● **Given instruction**: Scan the listing below and copy every line holding "matplotlib".

___ Dataset excerpts

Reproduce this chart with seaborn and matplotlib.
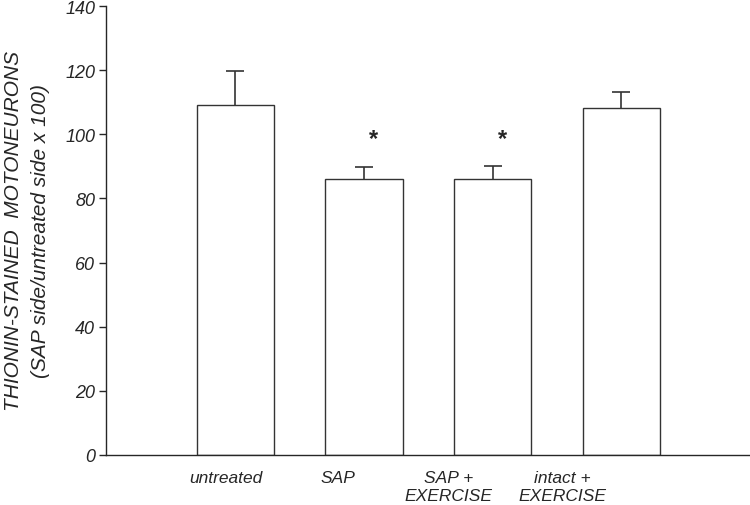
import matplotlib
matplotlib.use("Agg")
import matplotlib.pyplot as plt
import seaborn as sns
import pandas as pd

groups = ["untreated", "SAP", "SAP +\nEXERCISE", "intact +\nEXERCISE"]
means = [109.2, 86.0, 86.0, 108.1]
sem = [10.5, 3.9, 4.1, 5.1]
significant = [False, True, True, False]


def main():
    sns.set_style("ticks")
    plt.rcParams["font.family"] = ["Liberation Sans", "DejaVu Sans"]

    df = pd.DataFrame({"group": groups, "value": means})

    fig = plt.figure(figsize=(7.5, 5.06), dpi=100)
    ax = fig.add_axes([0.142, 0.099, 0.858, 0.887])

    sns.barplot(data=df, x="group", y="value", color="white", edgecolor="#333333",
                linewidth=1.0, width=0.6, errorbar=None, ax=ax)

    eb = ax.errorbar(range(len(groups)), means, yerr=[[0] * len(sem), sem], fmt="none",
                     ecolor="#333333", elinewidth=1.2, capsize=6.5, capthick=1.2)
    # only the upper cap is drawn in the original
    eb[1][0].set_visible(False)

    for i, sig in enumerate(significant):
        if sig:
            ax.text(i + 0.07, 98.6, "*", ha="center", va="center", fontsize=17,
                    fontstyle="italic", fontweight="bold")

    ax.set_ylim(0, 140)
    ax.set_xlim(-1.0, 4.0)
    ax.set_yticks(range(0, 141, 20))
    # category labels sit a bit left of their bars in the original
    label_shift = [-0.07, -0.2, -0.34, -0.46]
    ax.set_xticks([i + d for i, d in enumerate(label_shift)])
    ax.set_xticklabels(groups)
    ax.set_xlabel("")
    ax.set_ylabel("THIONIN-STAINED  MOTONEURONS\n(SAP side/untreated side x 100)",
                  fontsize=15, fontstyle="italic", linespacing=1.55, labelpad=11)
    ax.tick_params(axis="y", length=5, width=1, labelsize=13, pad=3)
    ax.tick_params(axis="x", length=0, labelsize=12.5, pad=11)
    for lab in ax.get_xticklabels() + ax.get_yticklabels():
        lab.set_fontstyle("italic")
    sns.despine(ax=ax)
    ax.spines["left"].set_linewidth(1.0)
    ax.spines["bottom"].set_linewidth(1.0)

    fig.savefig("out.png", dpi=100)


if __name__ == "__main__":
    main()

______
___ Dataset excerpts

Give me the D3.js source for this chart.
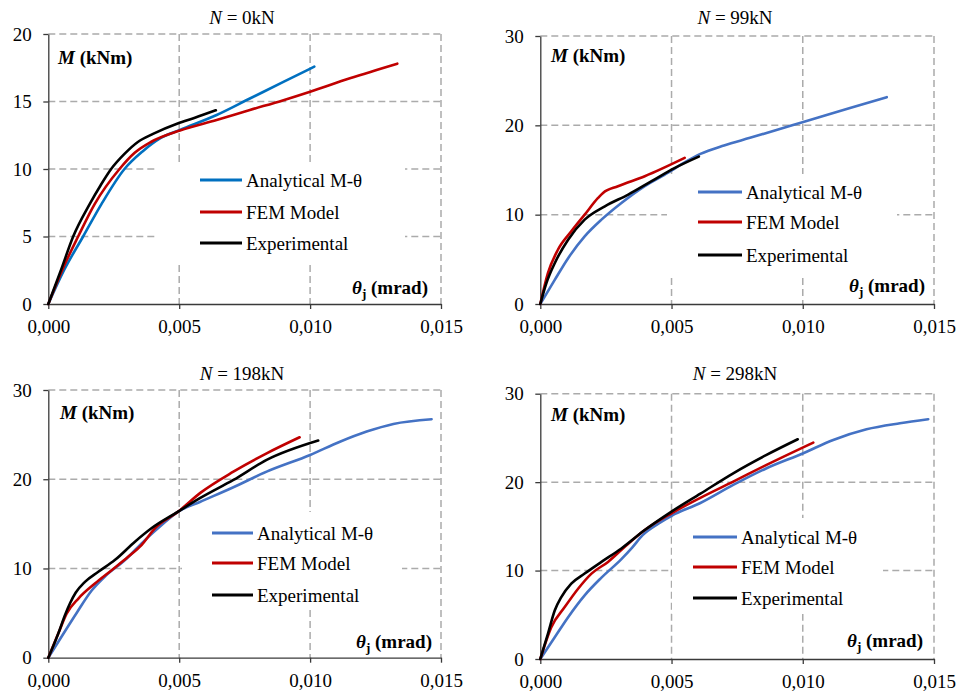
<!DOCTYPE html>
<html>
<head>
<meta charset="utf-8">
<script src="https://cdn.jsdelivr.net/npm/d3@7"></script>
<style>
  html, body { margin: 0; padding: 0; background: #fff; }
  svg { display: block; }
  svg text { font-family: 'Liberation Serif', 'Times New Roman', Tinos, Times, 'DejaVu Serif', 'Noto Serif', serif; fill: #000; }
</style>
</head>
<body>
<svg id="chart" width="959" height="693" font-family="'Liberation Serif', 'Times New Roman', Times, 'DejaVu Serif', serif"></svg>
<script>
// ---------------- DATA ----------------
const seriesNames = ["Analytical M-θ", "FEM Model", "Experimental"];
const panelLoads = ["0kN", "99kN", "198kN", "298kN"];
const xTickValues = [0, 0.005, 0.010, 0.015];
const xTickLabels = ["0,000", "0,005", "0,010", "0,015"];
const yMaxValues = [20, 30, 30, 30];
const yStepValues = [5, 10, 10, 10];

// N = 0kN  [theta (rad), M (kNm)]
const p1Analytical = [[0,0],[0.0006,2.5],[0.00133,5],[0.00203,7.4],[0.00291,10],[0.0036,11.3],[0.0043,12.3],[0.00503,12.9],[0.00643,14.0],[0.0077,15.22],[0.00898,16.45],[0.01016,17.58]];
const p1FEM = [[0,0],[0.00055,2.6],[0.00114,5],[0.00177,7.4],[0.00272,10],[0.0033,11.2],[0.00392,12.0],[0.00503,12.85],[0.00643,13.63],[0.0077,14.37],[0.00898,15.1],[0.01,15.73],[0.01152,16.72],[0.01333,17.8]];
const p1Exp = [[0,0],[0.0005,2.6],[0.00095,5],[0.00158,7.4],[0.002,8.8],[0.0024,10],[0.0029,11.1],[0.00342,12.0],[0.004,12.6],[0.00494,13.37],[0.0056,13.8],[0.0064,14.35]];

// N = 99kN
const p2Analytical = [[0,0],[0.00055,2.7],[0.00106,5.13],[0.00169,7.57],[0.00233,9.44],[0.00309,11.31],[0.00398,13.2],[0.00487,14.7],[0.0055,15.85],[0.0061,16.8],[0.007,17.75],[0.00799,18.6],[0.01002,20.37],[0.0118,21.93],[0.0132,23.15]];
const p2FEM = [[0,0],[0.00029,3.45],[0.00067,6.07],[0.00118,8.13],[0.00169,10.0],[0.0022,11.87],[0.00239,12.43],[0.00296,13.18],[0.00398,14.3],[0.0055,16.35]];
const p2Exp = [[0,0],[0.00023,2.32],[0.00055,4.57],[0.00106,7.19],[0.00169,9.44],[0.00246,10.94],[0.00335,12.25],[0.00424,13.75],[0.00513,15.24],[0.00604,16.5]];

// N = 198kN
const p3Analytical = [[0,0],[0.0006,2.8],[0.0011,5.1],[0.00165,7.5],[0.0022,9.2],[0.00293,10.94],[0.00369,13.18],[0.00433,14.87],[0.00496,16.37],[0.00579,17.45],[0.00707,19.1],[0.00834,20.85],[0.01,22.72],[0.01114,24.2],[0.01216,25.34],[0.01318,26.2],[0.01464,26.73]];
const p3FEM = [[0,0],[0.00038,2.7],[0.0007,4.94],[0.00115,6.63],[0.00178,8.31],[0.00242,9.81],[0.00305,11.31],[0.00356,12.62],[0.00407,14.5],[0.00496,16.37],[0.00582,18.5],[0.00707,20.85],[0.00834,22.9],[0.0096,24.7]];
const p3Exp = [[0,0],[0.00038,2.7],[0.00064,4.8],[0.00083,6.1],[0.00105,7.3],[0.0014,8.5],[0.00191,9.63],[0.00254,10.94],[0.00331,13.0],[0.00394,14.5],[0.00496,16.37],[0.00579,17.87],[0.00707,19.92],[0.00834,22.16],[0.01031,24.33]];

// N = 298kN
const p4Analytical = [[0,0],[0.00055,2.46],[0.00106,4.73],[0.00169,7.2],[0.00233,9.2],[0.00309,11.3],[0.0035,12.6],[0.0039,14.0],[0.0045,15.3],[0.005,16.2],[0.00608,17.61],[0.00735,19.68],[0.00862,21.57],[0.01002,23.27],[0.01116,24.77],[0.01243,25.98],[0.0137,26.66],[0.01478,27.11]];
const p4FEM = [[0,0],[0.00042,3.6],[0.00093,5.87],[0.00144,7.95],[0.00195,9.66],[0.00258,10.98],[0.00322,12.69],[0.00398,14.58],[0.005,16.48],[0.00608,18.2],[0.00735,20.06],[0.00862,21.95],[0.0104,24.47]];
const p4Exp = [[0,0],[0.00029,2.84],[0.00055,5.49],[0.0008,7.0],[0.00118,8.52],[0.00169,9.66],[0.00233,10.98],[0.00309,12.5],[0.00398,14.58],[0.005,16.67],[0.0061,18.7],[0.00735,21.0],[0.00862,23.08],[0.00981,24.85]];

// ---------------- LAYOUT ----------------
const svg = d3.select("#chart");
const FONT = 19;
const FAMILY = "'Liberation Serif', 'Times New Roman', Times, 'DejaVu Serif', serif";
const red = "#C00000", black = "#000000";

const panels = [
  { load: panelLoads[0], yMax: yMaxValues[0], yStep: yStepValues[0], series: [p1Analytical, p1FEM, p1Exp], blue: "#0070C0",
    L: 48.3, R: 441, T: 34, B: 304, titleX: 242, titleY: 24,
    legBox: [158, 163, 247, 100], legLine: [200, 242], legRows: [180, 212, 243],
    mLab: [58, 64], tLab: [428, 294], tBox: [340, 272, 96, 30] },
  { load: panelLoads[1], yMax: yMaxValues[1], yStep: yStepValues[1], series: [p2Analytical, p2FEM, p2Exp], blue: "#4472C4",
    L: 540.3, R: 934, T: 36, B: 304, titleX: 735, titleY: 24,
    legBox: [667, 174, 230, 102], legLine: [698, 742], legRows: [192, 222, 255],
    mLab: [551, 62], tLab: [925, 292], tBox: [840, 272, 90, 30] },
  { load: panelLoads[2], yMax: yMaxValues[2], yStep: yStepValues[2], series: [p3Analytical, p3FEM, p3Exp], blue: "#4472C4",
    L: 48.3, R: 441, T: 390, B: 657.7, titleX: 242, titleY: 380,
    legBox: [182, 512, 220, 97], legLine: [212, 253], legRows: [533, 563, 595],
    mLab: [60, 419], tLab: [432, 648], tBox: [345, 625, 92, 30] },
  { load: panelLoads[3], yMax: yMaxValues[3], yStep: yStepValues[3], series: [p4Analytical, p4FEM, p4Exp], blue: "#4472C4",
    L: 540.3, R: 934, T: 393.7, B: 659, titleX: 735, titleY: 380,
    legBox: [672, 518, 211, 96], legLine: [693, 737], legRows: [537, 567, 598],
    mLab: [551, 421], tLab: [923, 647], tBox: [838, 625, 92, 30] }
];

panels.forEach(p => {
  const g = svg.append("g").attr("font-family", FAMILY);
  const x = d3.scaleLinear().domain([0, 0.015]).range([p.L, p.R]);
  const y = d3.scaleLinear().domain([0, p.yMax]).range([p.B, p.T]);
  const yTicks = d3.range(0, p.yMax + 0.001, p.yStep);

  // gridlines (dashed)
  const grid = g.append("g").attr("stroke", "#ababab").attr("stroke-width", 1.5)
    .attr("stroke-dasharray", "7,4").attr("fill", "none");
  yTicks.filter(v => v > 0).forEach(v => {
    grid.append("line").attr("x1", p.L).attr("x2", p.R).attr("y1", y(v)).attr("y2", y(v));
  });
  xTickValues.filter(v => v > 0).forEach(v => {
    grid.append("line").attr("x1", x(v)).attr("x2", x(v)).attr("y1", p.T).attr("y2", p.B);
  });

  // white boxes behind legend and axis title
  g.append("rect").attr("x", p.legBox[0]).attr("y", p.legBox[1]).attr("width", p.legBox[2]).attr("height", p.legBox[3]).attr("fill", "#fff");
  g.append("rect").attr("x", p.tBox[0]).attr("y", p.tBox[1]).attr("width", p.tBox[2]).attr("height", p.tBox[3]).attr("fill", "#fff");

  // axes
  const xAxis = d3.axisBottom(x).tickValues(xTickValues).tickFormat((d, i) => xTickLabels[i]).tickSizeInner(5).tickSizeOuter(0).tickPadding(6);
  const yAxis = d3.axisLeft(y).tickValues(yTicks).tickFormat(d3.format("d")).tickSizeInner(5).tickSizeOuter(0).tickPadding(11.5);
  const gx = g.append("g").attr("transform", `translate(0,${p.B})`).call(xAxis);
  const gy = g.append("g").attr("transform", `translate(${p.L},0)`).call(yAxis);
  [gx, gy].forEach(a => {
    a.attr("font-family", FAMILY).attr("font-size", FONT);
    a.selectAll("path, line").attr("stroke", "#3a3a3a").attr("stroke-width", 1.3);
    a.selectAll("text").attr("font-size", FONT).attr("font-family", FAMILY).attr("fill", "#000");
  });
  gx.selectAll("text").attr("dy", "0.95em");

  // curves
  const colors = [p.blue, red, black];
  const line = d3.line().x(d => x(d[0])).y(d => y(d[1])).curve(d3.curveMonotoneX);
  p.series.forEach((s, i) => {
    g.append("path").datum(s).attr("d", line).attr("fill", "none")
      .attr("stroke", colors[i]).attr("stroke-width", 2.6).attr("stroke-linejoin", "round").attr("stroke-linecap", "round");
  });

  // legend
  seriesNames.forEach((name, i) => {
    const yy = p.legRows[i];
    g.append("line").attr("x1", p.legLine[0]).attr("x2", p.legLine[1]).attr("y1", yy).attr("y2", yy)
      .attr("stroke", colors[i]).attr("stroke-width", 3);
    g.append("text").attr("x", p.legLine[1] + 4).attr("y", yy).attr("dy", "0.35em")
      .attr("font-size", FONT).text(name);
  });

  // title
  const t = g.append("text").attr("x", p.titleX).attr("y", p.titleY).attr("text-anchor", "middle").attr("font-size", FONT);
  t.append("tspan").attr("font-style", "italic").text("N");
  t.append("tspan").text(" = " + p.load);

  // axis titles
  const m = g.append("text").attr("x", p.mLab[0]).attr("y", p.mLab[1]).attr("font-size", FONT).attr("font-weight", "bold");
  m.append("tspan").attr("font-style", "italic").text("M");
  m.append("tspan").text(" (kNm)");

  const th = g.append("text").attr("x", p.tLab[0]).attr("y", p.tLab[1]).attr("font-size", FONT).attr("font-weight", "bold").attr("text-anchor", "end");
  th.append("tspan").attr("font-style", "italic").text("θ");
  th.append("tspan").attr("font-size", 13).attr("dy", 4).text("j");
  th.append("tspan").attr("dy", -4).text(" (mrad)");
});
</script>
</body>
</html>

______

● **Exercise solution**:
Reproduce this chart with seaborn and matplotlib.
import matplotlib
matplotlib.use("Agg")
import matplotlib.pyplot as plt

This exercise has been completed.